• SHORT EXERCISE: Restate the data word for word and leave the images out.

* BEGIN *

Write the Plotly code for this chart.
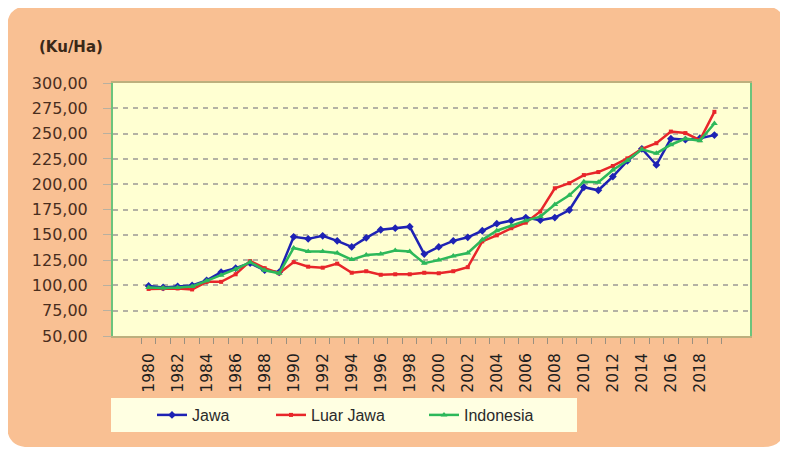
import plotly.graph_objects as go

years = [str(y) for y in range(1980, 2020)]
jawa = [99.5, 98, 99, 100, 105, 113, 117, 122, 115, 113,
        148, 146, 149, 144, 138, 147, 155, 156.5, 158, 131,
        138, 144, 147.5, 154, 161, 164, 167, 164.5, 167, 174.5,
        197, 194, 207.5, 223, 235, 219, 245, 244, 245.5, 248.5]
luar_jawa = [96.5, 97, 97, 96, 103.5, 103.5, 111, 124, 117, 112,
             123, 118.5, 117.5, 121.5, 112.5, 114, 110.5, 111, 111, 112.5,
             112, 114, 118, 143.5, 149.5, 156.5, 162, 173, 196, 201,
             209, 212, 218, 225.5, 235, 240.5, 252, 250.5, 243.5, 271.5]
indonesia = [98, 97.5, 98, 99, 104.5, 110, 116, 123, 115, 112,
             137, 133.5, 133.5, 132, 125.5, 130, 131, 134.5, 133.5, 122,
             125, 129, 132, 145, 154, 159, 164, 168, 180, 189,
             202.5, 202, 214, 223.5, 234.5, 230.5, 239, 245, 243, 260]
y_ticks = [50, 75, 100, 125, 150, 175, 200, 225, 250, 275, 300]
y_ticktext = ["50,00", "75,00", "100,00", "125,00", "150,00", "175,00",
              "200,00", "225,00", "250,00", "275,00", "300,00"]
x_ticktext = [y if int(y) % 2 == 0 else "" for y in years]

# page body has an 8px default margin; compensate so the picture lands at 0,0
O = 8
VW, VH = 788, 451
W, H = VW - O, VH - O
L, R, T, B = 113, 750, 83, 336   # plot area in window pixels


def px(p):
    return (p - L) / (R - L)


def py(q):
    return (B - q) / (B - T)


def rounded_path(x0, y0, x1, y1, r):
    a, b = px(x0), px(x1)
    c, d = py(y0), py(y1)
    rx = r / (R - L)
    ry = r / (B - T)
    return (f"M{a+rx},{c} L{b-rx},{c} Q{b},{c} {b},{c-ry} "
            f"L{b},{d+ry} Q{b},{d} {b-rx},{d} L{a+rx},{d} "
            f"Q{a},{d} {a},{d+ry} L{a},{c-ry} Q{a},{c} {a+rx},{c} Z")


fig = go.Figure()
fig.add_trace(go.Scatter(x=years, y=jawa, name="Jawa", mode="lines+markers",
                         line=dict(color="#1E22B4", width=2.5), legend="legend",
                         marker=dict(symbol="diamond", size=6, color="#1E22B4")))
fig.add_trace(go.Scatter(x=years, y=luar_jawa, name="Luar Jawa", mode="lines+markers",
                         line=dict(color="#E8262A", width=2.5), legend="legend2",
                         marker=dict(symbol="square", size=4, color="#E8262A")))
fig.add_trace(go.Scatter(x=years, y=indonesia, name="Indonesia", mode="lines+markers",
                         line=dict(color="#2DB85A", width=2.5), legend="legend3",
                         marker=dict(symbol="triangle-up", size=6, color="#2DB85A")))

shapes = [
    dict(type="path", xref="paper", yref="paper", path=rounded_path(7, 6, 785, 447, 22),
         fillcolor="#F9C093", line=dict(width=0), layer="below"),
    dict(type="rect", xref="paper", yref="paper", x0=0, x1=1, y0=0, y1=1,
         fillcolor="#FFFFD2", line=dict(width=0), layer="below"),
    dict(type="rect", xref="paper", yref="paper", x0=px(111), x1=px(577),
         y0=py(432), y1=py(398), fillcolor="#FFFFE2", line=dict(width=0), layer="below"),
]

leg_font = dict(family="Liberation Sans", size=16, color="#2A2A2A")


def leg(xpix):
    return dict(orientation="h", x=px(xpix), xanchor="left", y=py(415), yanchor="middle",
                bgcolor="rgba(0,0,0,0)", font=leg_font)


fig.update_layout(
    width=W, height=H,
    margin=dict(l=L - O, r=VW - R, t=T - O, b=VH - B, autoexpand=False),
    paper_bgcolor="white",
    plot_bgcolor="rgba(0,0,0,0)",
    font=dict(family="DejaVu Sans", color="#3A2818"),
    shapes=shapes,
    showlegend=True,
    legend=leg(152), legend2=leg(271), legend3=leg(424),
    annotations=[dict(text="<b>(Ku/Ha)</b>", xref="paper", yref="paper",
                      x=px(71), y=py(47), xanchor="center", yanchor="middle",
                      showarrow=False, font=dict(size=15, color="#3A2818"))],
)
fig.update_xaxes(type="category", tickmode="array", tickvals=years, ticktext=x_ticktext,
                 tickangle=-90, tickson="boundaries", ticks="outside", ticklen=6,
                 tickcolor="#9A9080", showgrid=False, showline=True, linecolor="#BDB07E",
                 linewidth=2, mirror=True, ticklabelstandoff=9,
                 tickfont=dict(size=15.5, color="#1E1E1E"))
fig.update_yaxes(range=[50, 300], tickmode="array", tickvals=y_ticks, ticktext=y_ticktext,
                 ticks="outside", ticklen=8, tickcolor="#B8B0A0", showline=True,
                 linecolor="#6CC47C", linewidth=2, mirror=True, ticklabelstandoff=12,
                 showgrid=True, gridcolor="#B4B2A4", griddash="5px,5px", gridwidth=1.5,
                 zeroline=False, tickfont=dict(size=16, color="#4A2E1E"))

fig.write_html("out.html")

* END *

• CORRECT ANSWER:
Write the Plotly code for this chart.
import plotly.graph_objects as go

years = [str(y) for y in range(1980, 2020)]
jawa = [99.5, 98, 99, 100, 105, 113, 117, 122, 115, 113,
        148, 146, 149, 144, 138, 147, 155, 156.5, 158, 131,
        138, 144, 147.5, 154, 161, 164, 167, 164.5, 167, 174.5,
        197, 194, 207.5, 223, 235, 219, 245, 244, 245.5, 248.5]
luar_jawa = [96.5, 97, 97, 96, 103.5, 103.5, 111, 124, 117, 112,
             123, 118.5, 117.5, 121.5, 112.5, 114, 110.5, 111, 111, 112.5,
             112, 114, 118, 143.5, 149.5, 156.5, 162, 173, 196, 201,
             209, 212, 218, 225.5, 235, 240.5, 252, 250.5, 243.5, 271.5]
indonesia = [98, 97.5, 98, 99, 104.5, 110, 116, 123, 115, 112,
             137, 133.5, 133.5, 132, 125.5, 130, 131, 134.5, 133.5, 122,
             125, 129, 132, 145, 154, 159, 164, 168, 180, 189,
             202.5, 202, 214, 223.5, 234.5, 230.5, 239, 245, 243, 260]
y_ticks = [50, 75, 100, 125, 150, 175, 200, 225, 250, 275, 300]
y_ticktext = ["50,00", "75,00", "100,00", "125,00", "150,00", "175,00",
              "200,00", "225,00", "250,00", "275,00", "300,00"]
x_ticktext = [y if int(y) % 2 == 0 else "" for y in years]

# page body has an 8px default margin; compensate so the picture lands at 0,0
O = 8
VW, VH = 788, 451
W, H = VW - O, VH - O
L, R, T, B = 113, 750, 83, 336   # plot area in window pixels


def px(p):
    return (p - L) / (R - L)


def py(q):
    return (B - q) / (B - T)


def rounded_path(x0, y0, x1, y1, r):
    a, b = px(x0), px(x1)
    c, d = py(y0), py(y1)
    rx = r / (R - L)
    ry = r / (B - T)
    return (f"M{a+rx},{c} L{b-rx},{c} Q{b},{c} {b},{c-ry} "
            f"L{b},{d+ry} Q{b},{d} {b-rx},{d} L{a+rx},{d} "
            f"Q{a},{d} {a},{d+ry} L{a},{c-ry} Q{a},{c} {a+rx},{c} Z")


fig = go.Figure()
fig.add_trace(go.Scatter(x=years, y=jawa, name="Jawa", mode="lines+markers",
                         line=dict(color="#1E22B4", width=2.5), legend="legend",
                         marker=dict(symbol="diamond", size=6, color="#1E22B4")))
fig.add_trace(go.Scatter(x=years, y=luar_jawa, name="Luar Jawa", mode="lines+markers",
                         line=dict(color="#E8262A", width=2.5), legend="legend2",
                         marker=dict(symbol="square", size=4, color="#E8262A")))
fig.add_trace(go.Scatter(x=years, y=indonesia, name="Indonesia", mode="lines+markers",
                         line=dict(color="#2DB85A", width=2.5), legend="legend3",
                         marker=dict(symbol="triangle-up", size=6, color="#2DB85A")))

shapes = [
    dict(type="path", xref="paper", yref="paper", path=rounded_path(7, 6, 785, 447, 22),
         fillcolor="#F9C093", line=dict(width=0), layer="below"),
    dict(type="rect", xref="paper", yref="paper", x0=0, x1=1, y0=0, y1=1,
         fillcolor="#FFFFD2", line=dict(width=0), layer="below"),
    dict(type="rect", xref="paper", yref="paper", x0=px(111), x1=px(577),
         y0=py(432), y1=py(398), fillcolor="#FFFFE2", line=dict(width=0), layer="below"),
]

leg_font = dict(family="Liberation Sans", size=16, color="#2A2A2A")


def leg(xpix):
    return dict(orientation="h", x=px(xpix), xanchor="left", y=py(415), yanchor="middle",
                bgcolor="rgba(0,0,0,0)", font=leg_font)


fig.update_layout(
    width=W, height=H,
    margin=dict(l=L - O, r=VW - R, t=T - O, b=VH - B, autoexpand=False),
    paper_bgcolor="white",
    plot_bgcolor="rgba(0,0,0,0)",
    font=dict(family="DejaVu Sans", color="#3A2818"),
    shapes=shapes,
    showlegend=True,
    legend=leg(152), legend2=leg(271), legend3=leg(424),
    annotations=[dict(text="<b>(Ku/Ha)</b>", xref="paper", yref="paper",
                      x=px(71), y=py(47), xanchor="center", yanchor="middle",
                      showarrow=False, font=dict(size=15, color="#3A2818"))],
)
fig.update_xaxes(type="category", tickmode="array", tickvals=years, ticktext=x_ticktext,
                 tickangle=-90, tickson="boundaries", ticks="outside", ticklen=6,
                 tickcolor="#9A9080", showgrid=False, showline=True, linecolor="#BDB07E",
                 linewidth=2, mirror=True, ticklabelstandoff=9,
                 tickfont=dict(size=15.5, color="#1E1E1E"))
fig.update_yaxes(range=[50, 300], tickmode="array", tickvals=y_ticks, ticktext=y_ticktext,
                 ticks="outside", ticklen=8, tickcolor="#B8B0A0", showline=True,
                 linecolor="#6CC47C", linewidth=2, mirror=True, ticklabelstandoff=12,
                 showgrid=True, gridcolor="#B4B2A4", griddash="5px,5px", gridwidth=1.5,
                 zeroline=False, tickfont=dict(size=16, color="#4A2E1E"))

fig.write_html("out.html")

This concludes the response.